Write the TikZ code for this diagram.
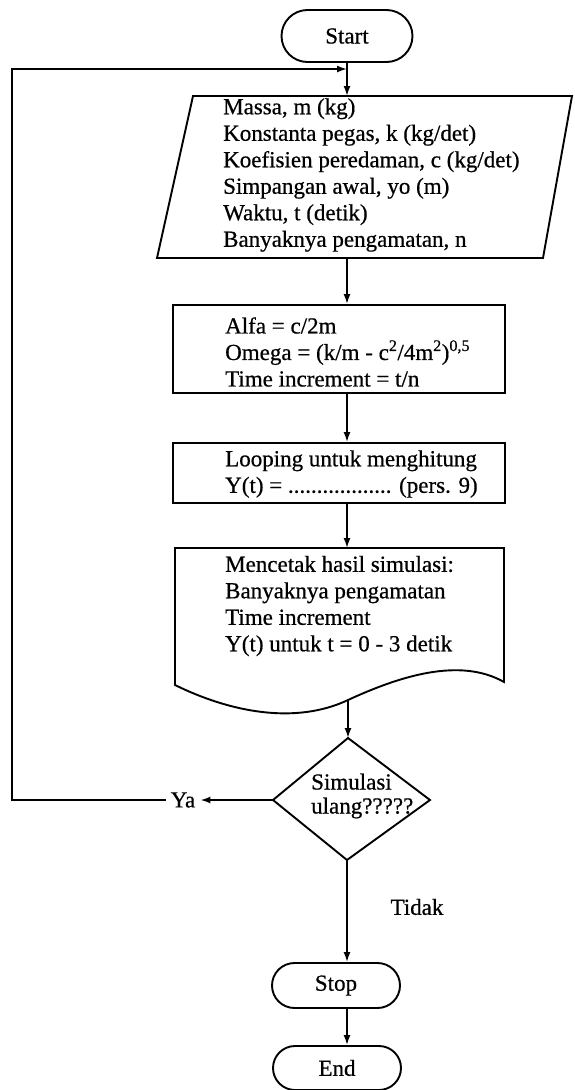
\documentclass[tikz,border=0pt]{standalone}
\usepackage{fontspec}
\setmainfont{Liberation Serif}[FakeBold=0.6]
\usetikzlibrary{arrows.meta,shapes.misc}
\begin{document}
\begin{tikzpicture}[x=1pt,y=-1pt,
  shp/.style={draw=black,line width=1.9pt,line join=miter},
  term/.style={shp,rounded rectangle,minimum width=131pt,minimum height=52pt,inner sep=0pt,font=\fontsize{23}{26}\selectfont},
  pbox/.style={shp,rectangle,inner sep=0pt},
  txt/.style={align=left,anchor=west,inner sep=0pt,font=\fontsize{23}{26.5}\selectfont},
  lbl/.style={inner sep=0pt,font=\fontsize{23}{26}\selectfont},
  conn/.style={line width=1.7pt},
  arr/.style={conn,-{Latex[length=10pt,width=7pt]}},
]
\useasboundingbox (0,0) rectangle (574,1090);
% terminal
\node[term] (start) at (347,36) {Start};
\coordinate (J) at (347,69);
% input parallelogram
\coordinate (inTL) at (193,96);
\coordinate (inTR) at (572,96);
\coordinate (inBR) at (543,258);
\coordinate (inBL) at (157,258);
\coordinate (inN) at (347,96);
\coordinate (inS) at (347,258);
\draw[shp] (inTL) -- (inTR) -- (inBR) -- (inBL) -- cycle;
\node[txt] (inT) at (223,175) {Massa, m (kg)\\Konstanta pegas, k (kg/det)\\Koefisien peredaman, c (kg/det)\\Simpangan awal, yo (m)\\Waktu, t (detik)\\Banyaknya pengamatan, n};
% process boxes
\node[pbox,minimum width=332pt,minimum height=88pt] (calc) at (339,349) {};
\node[txt] (calcT) at (225,352) {Alfa = c/2m\\Omega = (k/m - c\textsuperscript{2}/4m\textsuperscript{2})\textsuperscript{0,5}\\Time increment = t/n};
\node[pbox,minimum width=332pt,minimum height=60pt] (loop) at (339,473) {};
\node[txt] (loopT) at (225,474) {Looping untuk menghitung\\Y(t) = .................. (pers. 9)};
% document shape
\coordinate (dTL) at (175,548);
\coordinate (dTR) at (504,548);
\coordinate (dBR) at (504,682);
\coordinate (dBL) at (175,685);
\coordinate (dM) at (348,700);
\coordinate (dN) at (347,548);
\draw[shp] (dBL) -- (dTL) -- (dTR) -- (dBR) .. controls (460,657) and (400,676) .. (dM) .. controls (295,725) and (230,712) .. (dBL) -- cycle;
\node[txt] (docT) at (225,606) {Mencetak hasil simulasi:\\Banyaknya pengamatan\\Time increment\\Y(t) untuk t = 0 - 3 detik};
% decision
\coordinate (qT) at (348,738);
\coordinate (qR) at (430,800);
\coordinate (qB) at (347,860);
\coordinate (qL) at (273,800);
\draw[shp] (qT) -- (qR) -- (qB) -- (qL) -- cycle;
\node[txt,font=\fontsize{23}{24}\selectfont] (qText) at (311,796) {Simulasi\\ulang?????};
\node[lbl,inner xsep=5pt] (ya) at (183,800) {Ya};
\node[lbl] (tidak) at (417,907) {Tidak};
\coordinate (LB) at (12,800);
\coordinate (LT) at (12,69);
% end terminals
\node[term,minimum width=128pt,minimum height=45pt] (stop) at (336,985.5) {Stop};
\node[term,minimum width=128pt,minimum height=44pt] (end) at (337,1068) {End};
% connectors
\draw[arr] (start.south -| J) -- (inN);
\draw[arr] (inS) -- (inS |- calc.north);
\draw[arr] (inS |- calc.south) -- (inS |- loop.north);
\draw[arr] (inS |- loop.south) -- (dN);
\draw[arr] (dM) -- (qT);
\draw[arr] (qB) -- (qB |- stop.north);
\draw[arr] (qB |- stop.south) -- (qB |- end.north);
\draw[arr] (qL) -- (ya.east);
\draw[arr] (ya.west) -- (LB) -- (LT) -- (J);
\end{tikzpicture}
\end{document}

*Given task:* The data above needs to be retyped exactly, with the images left out.

*Correct answer:*
Write the TikZ code for this diagram.
\documentclass[tikz,border=0pt]{standalone}
\usepackage{fontspec}
\setmainfont{Liberation Serif}[FakeBold=0.6]
\usetikzlibrary{arrows.meta,shapes.misc}
\begin{document}
\begin{tikzpicture}[x=1pt,y=-1pt,
  shp/.style={draw=black,line width=1.9pt,line join=miter},
  term/.style={shp,rounded rectangle,minimum width=131pt,minimum height=52pt,inner sep=0pt,font=\fontsize{23}{26}\selectfont},
  pbox/.style={shp,rectangle,inner sep=0pt},
  txt/.style={align=left,anchor=west,inner sep=0pt,font=\fontsize{23}{26.5}\selectfont},
  lbl/.style={inner sep=0pt,font=\fontsize{23}{26}\selectfont},
  conn/.style={line width=1.7pt},
  arr/.style={conn,-{Latex[length=10pt,width=7pt]}},
]
\useasboundingbox (0,0) rectangle (574,1090);
% terminal
\node[term] (start) at (347,36) {Start};
\coordinate (J) at (347,69);
% input parallelogram
\coordinate (inTL) at (193,96);
\coordinate (inTR) at (572,96);
\coordinate (inBR) at (543,258);
\coordinate (inBL) at (157,258);
\coordinate (inN) at (347,96);
\coordinate (inS) at (347,258);
\draw[shp] (inTL) -- (inTR) -- (inBR) -- (inBL) -- cycle;
\node[txt] (inT) at (223,175) {Massa, m (kg)\\Konstanta pegas, k (kg/det)\\Koefisien peredaman, c (kg/det)\\Simpangan awal, yo (m)\\Waktu, t (detik)\\Banyaknya pengamatan, n};
% process boxes
\node[pbox,minimum width=332pt,minimum height=88pt] (calc) at (339,349) {};
\node[txt] (calcT) at (225,352) {Alfa = c/2m\\Omega = (k/m - c\textsuperscript{2}/4m\textsuperscript{2})\textsuperscript{0,5}\\Time increment = t/n};
\node[pbox,minimum width=332pt,minimum height=60pt] (loop) at (339,473) {};
\node[txt] (loopT) at (225,474) {Looping untuk menghitung\\Y(t) = .................. (pers. 9)};
% document shape
\coordinate (dTL) at (175,548);
\coordinate (dTR) at (504,548);
\coordinate (dBR) at (504,682);
\coordinate (dBL) at (175,685);
\coordinate (dM) at (348,700);
\coordinate (dN) at (347,548);
\draw[shp] (dBL) -- (dTL) -- (dTR) -- (dBR) .. controls (460,657) and (400,676) .. (dM) .. controls (295,725) and (230,712) .. (dBL) -- cycle;
\node[txt] (docT) at (225,606) {Mencetak hasil simulasi:\\Banyaknya pengamatan\\Time increment\\Y(t) untuk t = 0 - 3 detik};
% decision
\coordinate (qT) at (348,738);
\coordinate (qR) at (430,800);
\coordinate (qB) at (347,860);
\coordinate (qL) at (273,800);
\draw[shp] (qT) -- (qR) -- (qB) -- (qL) -- cycle;
\node[txt,font=\fontsize{23}{24}\selectfont] (qText) at (311,796) {Simulasi\\ulang?????};
\node[lbl,inner xsep=5pt] (ya) at (183,800) {Ya};
\node[lbl] (tidak) at (417,907) {Tidak};
\coordinate (LB) at (12,800);
\coordinate (LT) at (12,69);
% end terminals
\node[term,minimum width=128pt,minimum height=45pt] (stop) at (336,985.5) {Stop};
\node[term,minimum width=128pt,minimum height=44pt] (end) at (337,1068) {End};
% connectors
\draw[arr] (start.south -| J) -- (inN);
\draw[arr] (inS) -- (inS |- calc.north);
\draw[arr] (inS |- calc.south) -- (inS |- loop.north);
\draw[arr] (inS |- loop.south) -- (dN);
\draw[arr] (dM) -- (qT);
\draw[arr] (qB) -- (qB |- stop.north);
\draw[arr] (qB |- stop.south) -- (qB |- end.north);
\draw[arr] (qL) -- (ya.east);
\draw[arr] (ya.west) -- (LB) -- (LT) -- (J);
\end{tikzpicture}
\end{document}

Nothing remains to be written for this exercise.